Donald Trump is greedy, and his immediate family follows him in that greed. I found it astonishing that he would look at his daughter, Ivanka, in a public meeting, a woman who has clearly profited enormously from her position in the White House by any accounting, and say to her that Hunter Biden’s position on a Ukrainian board of a natural gas company should be investigated thoroughly, because there was certainly something shady there, is both a measure of hypocrisy and greed that looks unbounded.
And I would say, with some measure of caution, that Donald Trump is blasphemous, as his remarks at the prayer breakfast indicate. After listening to an eloquent statement of Christianity’s demand to love one’s enemies, Trump said directly that he just had to disagree! No genuine Christian would dare say that loving one’s enemies is not a core teaching of their faith. We attempt to follow one who while dying on a cross forgave those who nailed him there. Forgiveness of enemies, no matter how it stretches us, is essential for all Christians.
I have found President Trump’s statements this week to be egregiously defiling, in the way that Mark’s Jesus enumerates the dangers of defilement. I know all too well that many of my fellow Americans find this analysis to be seriously off the mark, to be itself terribly judgmental, to be partisan blather from a died-in-the-wool liberal Democrat.
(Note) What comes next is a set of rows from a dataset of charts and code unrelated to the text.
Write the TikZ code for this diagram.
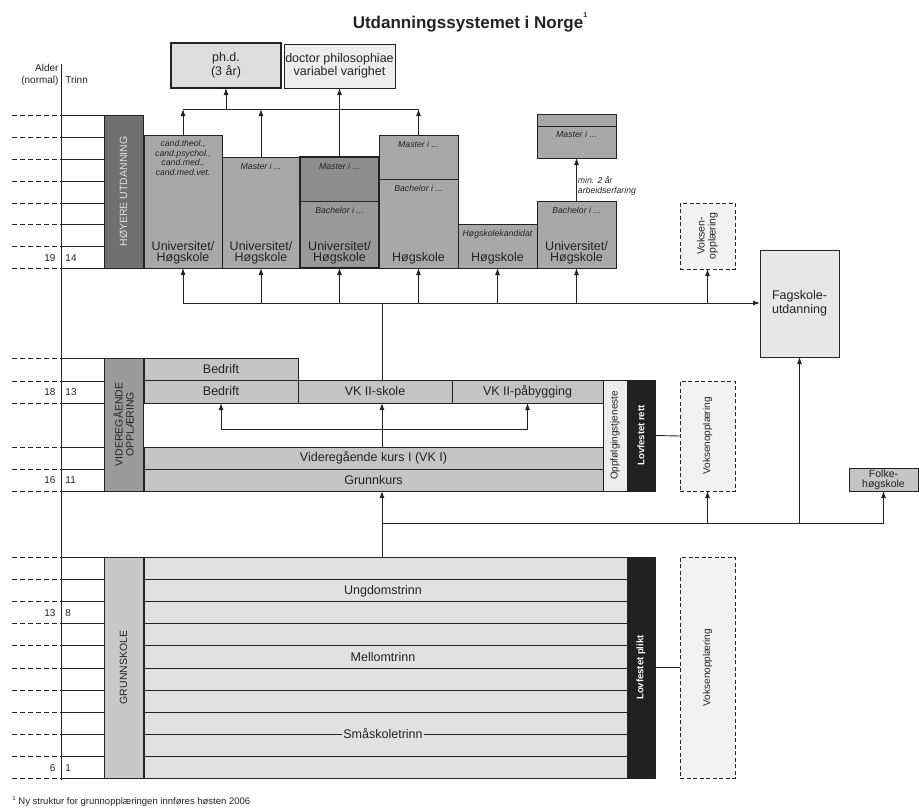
\documentclass[tikz,border=0pt]{standalone}
\usepackage{fontspec}
\setmainfont{Liberation Sans}
\usetikzlibrary{arrows.meta,positioning,calc}
\definecolor{ink}{RGB}{35,35,35}
\definecolor{hoyfill}{RGB}{112,112,112}
\definecolor{hoytext}{RGB}{222,222,222}
\definecolor{unifill}{RGB}{168,168,168}
\definecolor{u3top}{RGB}{142,142,142}
\definecolor{u3bot}{RGB}{153,153,153}
\definecolor{phdfill}{RGB}{221,221,221}
\definecolor{drfill}{RGB}{237,237,237}
\definecolor{voksfill}{RGB}{242,242,242}
\definecolor{fagfill}{RGB}{231,231,231}
\definecolor{vgofill}{RGB}{155,155,155}
\definecolor{vgsfill}{RGB}{196,196,196}
\definecolor{opffill}{RGB}{236,236,236}
\definecolor{lovfill}{RGB}{33,33,33}
\definecolor{grsfill}{RGB}{200,200,200}
\definecolor{gsfill}{RGB}{225,225,225}
\tikzset{
  every picture/.style={color=ink, line width=0.9pt},
  blk/.style={draw=ink, anchor=north west, inner sep=0pt, outer sep=0pt, align=center, font=\fontsize{12.5}{11}\selectfont},
  uni/.style={blk, fill=unifill},
  vgs/.style={blk, fill=vgsfill},
  heavy/.style={line width=2.4pt},
  voks/.style={blk, fill=voksfill, dash pattern=on 4pt off 2.5pt},
  lov/.style={blk, fill=lovfill},
  lbl/.style={inner sep=0pt, align=center, font=\fontsize{12.5}{11}\selectfont},
  small/.style={inner sep=0pt, align=center, font=\fontsize{8.7}{9.5}\selectfont\itshape},
  vlbl/.style={rotate=90, inner sep=0pt, align=center, font=\fontsize{10.5}{11}\selectfont},
  axis/.style={inner sep=0pt, align=right, font=\fontsize{10}{12}\selectfont},
  tick/.style={dash pattern=on 5pt off 3pt},
  flow/.style={-{Latex[length=7pt,width=5pt]}},
}

\begin{document}
\begin{tikzpicture}[x=1pt,y=-1pt]
  \useasboundingbox (0,0) rectangle (919,807);
  \node[font=\fontsize{17}{20}\selectfont\bfseries] (ttl) at (470,22) {Utdanningssystemet i Norge\raisebox{1.2ex}{\fontsize{7}{7}\selectfont 1}};

  % age / grade axis
  \draw (61,64) -- (61,780);
  \node[axis, anchor=north east] (alder) at (59,64) {Alder\\(normal)};
  \node[axis, anchor=north west] (trinn) at (65,76) {Trinn};
  \foreach \y in {115,137,159,181,203,224,246,268,358,381,403,447,469,491,557,579,601,623,645,668,690,712,734,756,778} {
    \draw[tick] (12,\y) -- (61,\y);
    \draw (61,\y) -- (104,\y);
  }
  \foreach \a/\t/\y in {19/14/258, 18/13/392, 16/11/480, 13/8/613, 6/1/768} {
    \node[axis, anchor=east] (age\a) at (56,\y) {\a};
    \node[axis, anchor=west] (trinn\t) at (65,\y) {\t};
  }
  \coordinate (spine) at (382,0);
  \coordinate (jtop) at (0,109);
  \coordinate (jmid) at (0,303);
  \coordinate (jvgs) at (0,429);
  \coordinate (jlow) at (0,523);

  % hoyere utdanning
  \node[blk, fill=hoyfill, minimum width=39pt, minimum height=153pt] (hoy) at (104,115) {};
  \node[vlbl, text=hoytext] (hoyt) at (hoy.center) {HØYERE UTDANNING};
  \node[uni, minimum width=78pt, minimum height=133pt] (u1) at (144,135) {};
  \node[small, below=5pt of u1.north] (u1t) {cand.theol.,\\cand.psychol.,\\cand.med.,\\cand.med.vet.};
  \node[lbl, above=3pt of u1.south] (u1b) {Universitet/\\Høgskole};
  \node[uni, minimum width=78pt, minimum height=111pt] (u2) at (222,157) {};
  \node[small, below=6pt of u2.north] (u2t) {Master i ...};
  \node[lbl, above=3pt of u2.south] (u2b) {Universitet/\\Høgskole};
  \node[blk, fill=u3top, minimum width=79pt, minimum height=44pt] (u3m) at (300,157) {};
  \node[blk, fill=u3bot, minimum width=79pt, minimum height=67pt] (u3b) at (300,201) {};
  \draw[heavy] (u3m.north west) rectangle (u3b.south east);
  \node[small, below=6pt of u3m.north] (u3t) {Master i ...};
  \node[small, below=6pt of u3b.north] (u3s) {Bachelor i ...};
  \node[lbl, above=3pt of u3b.south] (u3l) {Universitet/\\Høgskole};
  \node[uni, minimum width=79pt, minimum height=44pt] (u4m) at (379,135) {};
  \node[uni, minimum width=79pt, minimum height=89pt] (u4b) at (379,179) {};
  \node[small, below=6pt of u4m.north] (u4t) {Master i ...};
  \node[small, below=6pt of u4b.north] (u4s) {Bachelor i ...};
  \node[lbl, above=3pt of u4b.south] (u4l) {Høgskole};
  \node[uni, minimum width=79pt, minimum height=44pt] (u5) at (458,224) {};
  \node[small, below=6pt of u5.north] (u5t) {Høgskolekandidat};
  \node[lbl, above=3pt of u5.south] (u5l) {Høgskole};
  \node[uni, minimum width=79pt, minimum height=67pt] (u6) at (537,201) {};
  \node[small, below=6pt of u6.north] (u6t) {Bachelor i ...};
  \node[lbl, above=3pt of u6.south] (u6l) {Universitet/\\Høgskole};
  \node[uni, minimum width=79pt, minimum height=12pt] (m6a) at (537,114) {};
  \node[uni, minimum width=79pt, minimum height=32pt] (m6b) at (537,126) {};
  \node[small, below=5pt of m6b.north] (m6t) {Master i ...};
  \node[blk, heavy, fill=phdfill, minimum width=110pt, minimum height=45pt] (phd) at (171,43) {ph.d.\\(3 år)};
  \node[blk, fill=drfill, minimum width=111pt, minimum height=44pt] (dphil) at (284,44) {doctor philosophiae\\variabel varighet};
  \node[voks, minimum width=55pt, minimum height=66pt] (voks1) at (680,203) {};
  \node[vlbl] (voks1t) at (voks1.center) {Voksen-\\opplæring};
  \node[blk, fill=fagfill, minimum width=79pt, minimum height=107pt, font=\fontsize{12.5}{14}\selectfont] (fag) at (760,250) {Fagskole-\\utdanning};

  \draw (u1.north |- jtop) -- (u4m.north |- jtop);
  \foreach \n in {u1,u2,u4m} \draw[flow] (\n.north) -- (\n.north |- jtop);
  \draw[flow] (phd.south |- jtop) -- (phd.south);
  \draw[flow] (u3m.north) -- (dphil.south);
  \draw[flow] (u6.north) -- node[pos=0.35, right=1pt, small, align=left] (erf) {min. 2 år\\arbeidserfaring} (m6b.south);

  % videregaende
  \node[blk, fill=vgofill, minimum width=39pt, minimum height=133pt] (vgo) at (104,358) {};
  \node[vlbl] (vgot) at (vgo.center) {VIDEREGÅENDE\\OPPLÆRING};
  \node[vgs, minimum width=154pt, minimum height=22pt] (bed1) at (144,358) {Bedrift};
  \node[vgs, minimum width=154pt, minimum height=23pt] (bed2) at (144,380) {Bedrift};
  \node[vgs, minimum width=154pt, minimum height=23pt] (vk2s) at (298,380) {VK II-skole};
  \node[vgs, minimum width=151pt, minimum height=23pt] (vk2p) at (452,380) {VK II-påbygging};
  \node[vgs, minimum width=459pt, minimum height=22pt] (vk1) at (144,447) {Videregående kurs I (VK I)};
  \node[vgs, minimum width=459pt, minimum height=22pt] (gk) at (144,469) {Grunnkurs};
  \node[blk, fill=opffill, minimum width=24pt, minimum height=111pt] (opf) at (603,380) {};
  \node[vlbl, font=\fontsize{10}{11}\selectfont] (opft) at (opf.center) {Oppfølgingstjeneste};
  \node[lov, minimum width=28pt, minimum height=111pt] (lovr) at (627,380) {};
  \node[vlbl, text=white, font=\fontsize{9.5}{11}\selectfont\bfseries] (lovrt) at (lovr.center) {Lovfestet rett};
  \node[voks, minimum width=55pt, minimum height=110pt] (voks2) at (680,381) {};
  \node[vlbl, font=\fontsize{10}{11}\selectfont] (voks2t) at (voks2.center) {Voksenopplæring};
  \node[vgs, minimum width=69pt, minimum height=23pt, font=\fontsize{10.5}{10}\selectfont] (folk) at (849,468) {Folke-\\høgskole};

  \draw[flow] (u1.south |- jmid) -- (fag.west |- jmid);
  \foreach \n in {u1,u2,u3b,u4b,u5,u6,voks1} \draw[flow] (\n.south |- jmid) -- (\n.south);
  \draw (vk2s.north -| spine) -- (spine |- jmid);
  \draw (bed2.south |- jvgs) -- (vk2p.south |- jvgs);
  \draw[flow] (bed2.south |- jvgs) -- (bed2.south);
  \draw[flow] (vk2p.south |- jvgs) -- (vk2p.south);
  \draw[flow] (vk1.north -| spine) -- (vk2s.south -| spine);
  \draw (lovr.east) -- (voks2.west);

  % grunnskole
  \node[blk, fill=grsfill, minimum width=39pt, minimum height=221pt] (grs) at (104,557) {};
  \node[vlbl] (grst) at (grs.center) {GRUNNSKOLE};
  \node[blk, fill=gsfill, minimum width=483pt, minimum height=221pt] (gs) at (144,557) {};
  \foreach \y in {579,601,623,645,668,690,712,734,756} \draw (144,\y) -- (627,\y);
  \node[lbl] (ungt) at (383,591) {Ungdomstrinn};
  \node[lbl] (melt) at (383,657) {Mellomtrinn};
  \node[lbl, fill=gsfill, inner sep=1pt] (smat) at (383,734) {Småskoletrinn};
  \node[lov, minimum width=28pt, minimum height=221pt] (lovp) at (627,557) {};
  \node[vlbl, text=white, font=\fontsize{9.5}{11}\selectfont\bfseries] (lovpt) at (lovp.center) {Lovfestet plikt};
  \node[voks, minimum width=55pt, minimum height=221pt] (voks3) at (680,557) {};
  \node[vlbl, font=\fontsize{10}{11}\selectfont] (voks3t) at (voks3.center) {Voksenopplæring};
  \draw (lovp.east) -- (voks3.west);

  \draw[flow] (gs.north -| spine) -- (gk.south -| spine);
  \draw (spine |- jlow) -- (folk.south |- jlow);
  \foreach \n in {voks2,fag,folk} \draw[flow] (\n.south |- jlow) -- (\n.south);

  \node[anchor=west, inner sep=0pt, font=\fontsize{9.5}{11}\selectfont] (fn) at (12,801) {\raisebox{0.8ex}{\fontsize{6}{6}\selectfont 1} Ny struktur for grunnopplæringen innføres høsten 2006};
\end{tikzpicture}
\end{document}
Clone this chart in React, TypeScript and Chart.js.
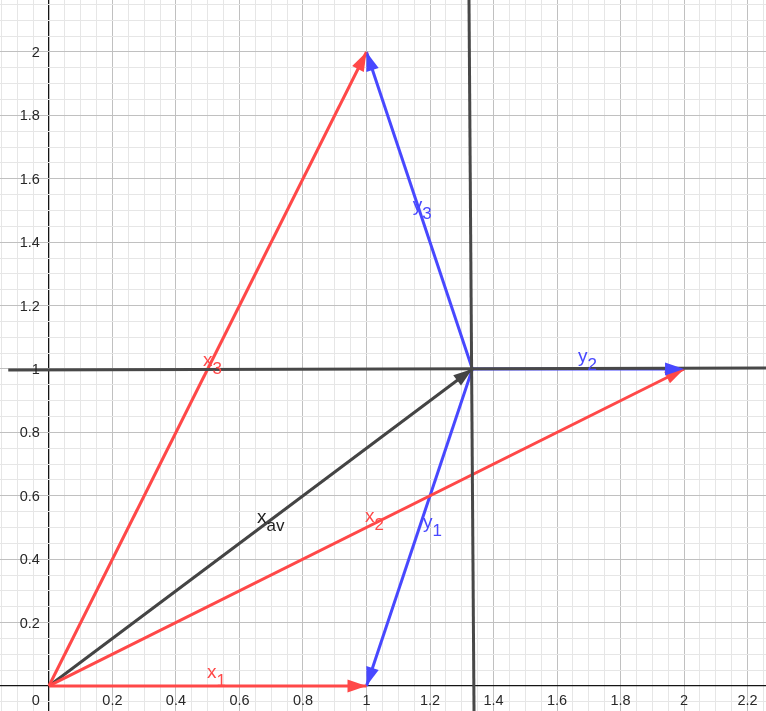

Yet, I stand in the wake of Senator Romney, whose deep Mormon faith bid him look honestly and fairly at the facts brought against the president, and felt he could do nothing else but vote his conscience, rooted in that faith. When I see the words and actions of the current occupant of the White House, I feel I can do no other. His defiling words and actions must be named and countered by serious Christians, and no Christian should find in those words and actions reasons to vote for the man again. “If anyone has two good ears, use them,” said Jesus with a resonate bluntness at Mark 7:16, and went on to say to his befuddled disciples, “Are you as dim-witted as the rest” (Mark 7:18)? We must open our eyes to the terrible truth of defilement from the mouth of this president, and we must vote accordingly this November.